Posted by MapTheFutureAI@reddit | collapse | View on Reddit | 21 comments

It feels like the future is coming at us from seven directions at once: technology, economics, society, geopolitics, the environment, infrastructure, and human stability.

Any one of these can strain a civilization. The problem is that they do not move alone. They overlap. They feed each other and multiply. That makes it hard to know whether we are looking at slow or sudden collapse, or when.

The part I keep coming back to is AI and robotics.

For most of modern society, there has been a rough bargain. Humans provide labor, thought, skill, creativity, and imagination. In return, institutions and companies pay us enough to keep the system moving. It has never been fair, but there was at least a negotiation. Owners needed workers. Workers needed wages.

What happens when that need weakens?

If machines can do more of the labor, more of the thinking, and more of the coordination, then the bargain changes. Maybe it breaks.
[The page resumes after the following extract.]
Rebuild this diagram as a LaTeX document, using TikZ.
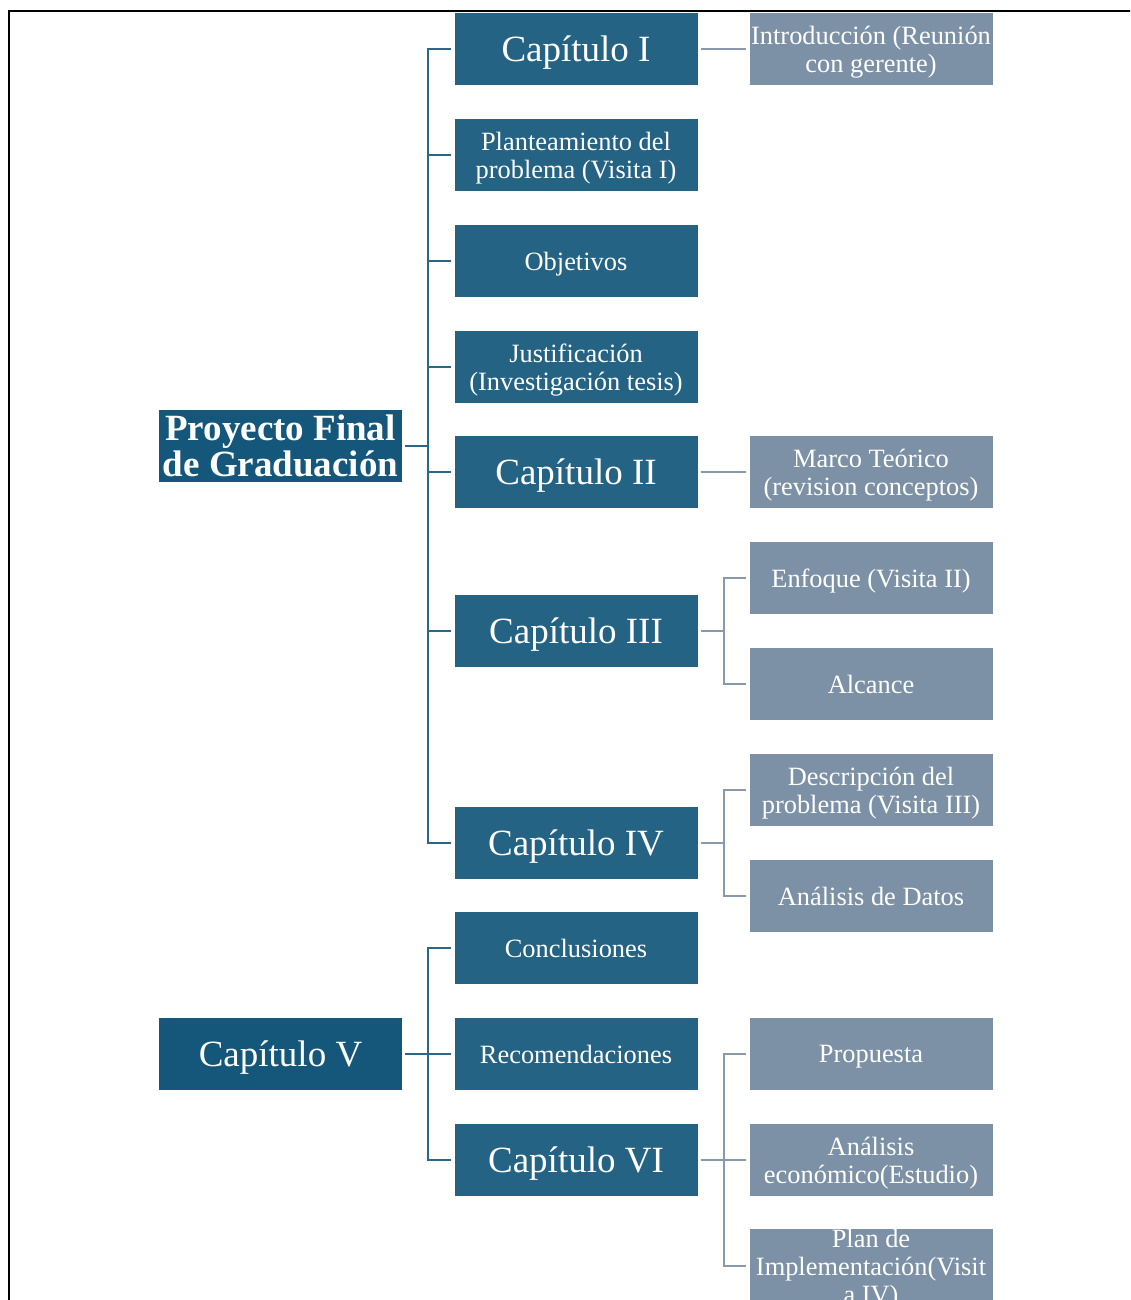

At that point, ordinary people have less leverage. When countries and corporations don’t need us for GDP, we are left hoping that those with power will choose restraint, generosity, and obligation.

History does not make me confident. Even when we needed each other, we came up short again and again. If we need each other less, I worry the uneasy detente between us all will collapse and the world will burn.

Yeats comes to mind (sorry to ramble):

“Things fall apart; the centre cannot hold;

Mere anarchy is loosed upon the world,

The blood-dimmed tide is loosed, and everywhere  

The ceremony of innocence is drowned;

The best lack all conviction, while the worst  

Are full of passionate intensity.”

I’m curious how others here think about this. Is AI/robotics mostly another stressor inside collapse, or is it different because it changes the basic human bargain underneath society?